Seulement, on n’en connaît pas les effets à long terme. Ces produits chimiques peuvent se retrouver dans l’air, l’eau et le sol, entraînant des problèmes de santé potentiels, créant des dommages environnementaux. Et les cycles météorologiques naturels en seront mécaniquement perturbés : crues soudaines, glissements de terrain, sécheresse dans les régions avoisinantes… Les répercussions politiques suivront nécessairement.

 

L’Iran, un pays en faillite hydrique (malgré les inondations)

Or donc, on présente aujourd’hui l’ensemencement des nuages comme une façon d’atténuer le changement climatique, alors qu’il est en réalité violemment anti-écologique ! Et puis, concernant l’Iran, c’est une parade des plus tristes. Si cet automne est le plus sec qu’ait connu le pays depuis cinquante ans, c’est en grande partie à cause de la politique irresponsable menée par le gouvernement depuis des décennies.

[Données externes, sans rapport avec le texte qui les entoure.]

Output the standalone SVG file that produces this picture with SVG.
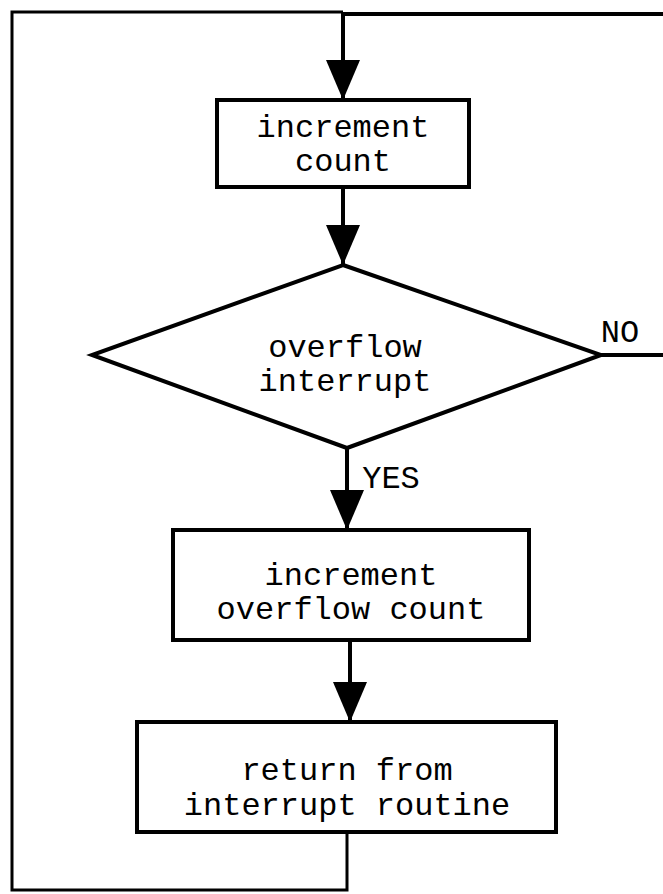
<svg xmlns="http://www.w3.org/2000/svg" width="663" height="894" viewBox="0 0 663 894">
<style>
.shape{fill:#fff;stroke:#000;stroke-width:4}
.line{fill:none;stroke:#000;stroke-width:4}
.thin{fill:none;stroke:#000;stroke-width:3}
text{font-family:"Liberation Mono","Courier New",monospace;font-size:32px;fill:#000;text-anchor:middle}
</style>
<defs>
<marker id="ah" markerUnits="userSpaceOnUse" markerWidth="40" markerHeight="34" refX="40" refY="17" orient="auto">
<path d="M0,0 L40,17 L0,34 z" fill="#000"/>
</marker>
</defs>
<rect width="663" height="894" fill="#fff"/>
<g id="connectors">
<polyline class="thin" points="347,832 347,890 12,890 12,12 343,12"/>
<polyline class="line" points="663,355 601,355"/>
<polyline class="line" points="663,14 343,14 343,100" marker-end="url(#ah)"/>
<line class="line" x1="343" y1="187" x2="343" y2="265" marker-end="url(#ah)"/>
<line class="line" x1="347" y1="448" x2="347" y2="530" marker-end="url(#ah)"/>
<line class="line" x1="350" y1="640" x2="350" y2="722" marker-end="url(#ah)"/>
<text x="620" y="342">NO</text>
<text x="391" y="488">YES</text>
</g>
<g id="node-increment-count">
<rect class="shape" x="217" y="100" width="252" height="87"/>
<text x="343" y="137">increment</text>
<text x="343" y="171">count</text>
</g>
<g id="node-overflow-interrupt">
<polygon class="shape" points="343,265 601,355 347,448 92,355"/>
<text x="345" y="357">overflow</text>
<text x="345" y="391">interrupt</text>
</g>
<g id="node-increment-overflow-count">
<rect class="shape" x="173" y="530" width="356" height="110"/>
<text x="351" y="585">increment</text>
<text x="351" y="619">overflow count</text>
</g>
<g id="node-return">
<rect class="shape" x="137" y="722" width="419" height="110"/>
<text x="347" y="780">return from</text>
<text x="347" y="815">interrupt routine</text>
</g>
</svg>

Dans un article paru dans Forbes, le scientifique environnemental Kaveh Madani, de l’Institut de l’eau, de l’environnement et de la santé de l’Université des Nations unies n’y a pas été par quatre chemins : « Pendant des décennies, les décideurs iraniens ont considéré l’eau comme une ressource illimitée et les droits environnementaux comme négociables. L’agriculture irriguée, grande consommatrice d’eau, a été encouragée dans certaines des régions les plus arides du globe au nom de l’autosuffisance alimentaire, de la sécurité alimentaire et de la “résistance” aux pressions étrangères. L’eau et l’électricité, fortement subventionnées, ont incité au gaspillage et au pompage excessif des eaux souterraines. La construction de barrages et les transferts interbassins sont devenus des symboles de fierté et de puissance nationale. »

Cet acharnement à utiliser chaque goutte d’eau disponible sous couvert de nécessité patriotique, commence à se payer. D’autant qu’aucune réforme n’a jamais été engagée. Et le gouvernement refuse de le reconnaître, invoquant perpétuellement une main ennemie, ou même dénonçant un châtiment divin parce que les femmes ne portent pas toutes le hijab ! Hypocrite… tout comme il était hypocrite d’agiter un ensemencement magique.